My recent posts on how I choose what fiction to read and what’s going on with the publishing industry share a theme: perverse incentives. (Indeed, it seems that a lot of my writing is about perverse incentives, but more about that another time.) The intellectual/political monoculture of the modern university leads to an intellectual/political monoculture in the major media companies, and when you combine that with the many ways the internet has disrupted the economic models of all the arts, you get a general environment in which interesting, imaginative work is not just resisted, it’s virtually prohibited. All the incentives of everyone involved are aligned against it.

Thus the thesis of this essay by James Poniewozik: “We have entered the golden age of Mid TV”: 

Above all, Mid is easy. It’s not dumb easy — it shows evidence that its writers have read books. But the story beats are familiar. Plot points and themes are repeated.
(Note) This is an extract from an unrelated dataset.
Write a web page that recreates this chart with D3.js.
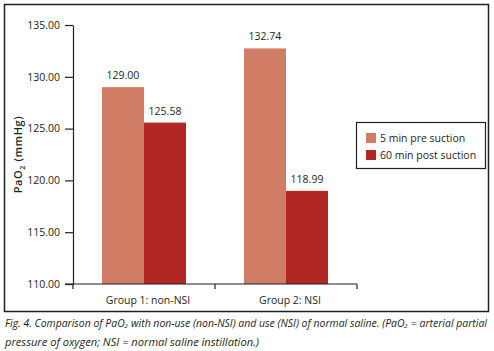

You don’t have to immerse yourself single-mindedly the way you might have with, say, “The Wire.” It is prestige TV that you can fold laundry to. 

Or you could listen to a Sally Rooney novel on Audible while chopping the veggies. Same, basically. This is what I think about almost everything from current big-studio Hollywood movies to new literary fiction to music by Taylor Swift or Beyoncé: it’s … okay. It doesn’t offend.

But wouldn’t it be nice to have something better? Wouldn’t it be cool to be surprised? Crevecoeur famously described early America as a land characterized by “a pleasing uniformity of decent competence.” But after a while the competence isn’t all that pleasing. As Wittgenstein famously wrote in the Philosophical Investigations: “We have got onto slippery ice where there is no friction and so in a certain sense the conditions are ideal, but also, just because of that, we are unable to walk. We want to walk so we need friction. Back to the rough ground!” I wrote an essay about this.

Of course I think about this stuff all the time

The good news is that these production-line periods tend to produce a reaction: Romantic poetry was one such; punk rock another; the Nouvelle Vague in French movies yet another. Indeed, so was Wittgenstein’s philosophy. But the bad news is that today our manorial technocracy makes the project of finding cracks in the walls more difficult than it has ever been. So I’ll be watching the rough ground to see who turns up there, but in the meantime, here’s how I make my decisions about watching movies: 

  • If someone I love wants me to go to a movie with them, I do. 
  • Otherwise, I don’t watch movies produced and/or distributed by the big studios. (I had been leaning in this direction for a while, but I didn’t make it a guideline until three or four years ago.) I just don’t, for the same reason that I don’t read novels by people who live in Brooklyn: it’s not a good bet. The chance of encountering something excellent, or even interestingly flawed, is too remote. Not impossible — I really enjoyed Dune, for instance, and Oppenheimer, both of which I watched with my son — but remote. 
  • I don’t subscribe to Netflix, or HBO, or Amazon Prime. (I do have Apple TV as part of my Apple subscription, but I primarily use it to rent movies. I did try watching For All Mankind and Masters of the Air, but both of them were too … Mid for me.) The only service I subscribe to is the Criterion Channel, because it allows me to watch (a) classic movies, (b) independent movies, and (c) foreign movies. All of which are much better bets than anything the current big studios make. 
  • I never hesitate to watch a favorite movie again when that’s where my whim takes me. In fact, I watch movies from my Blu-Ray/DVD collection more often than I stream anything.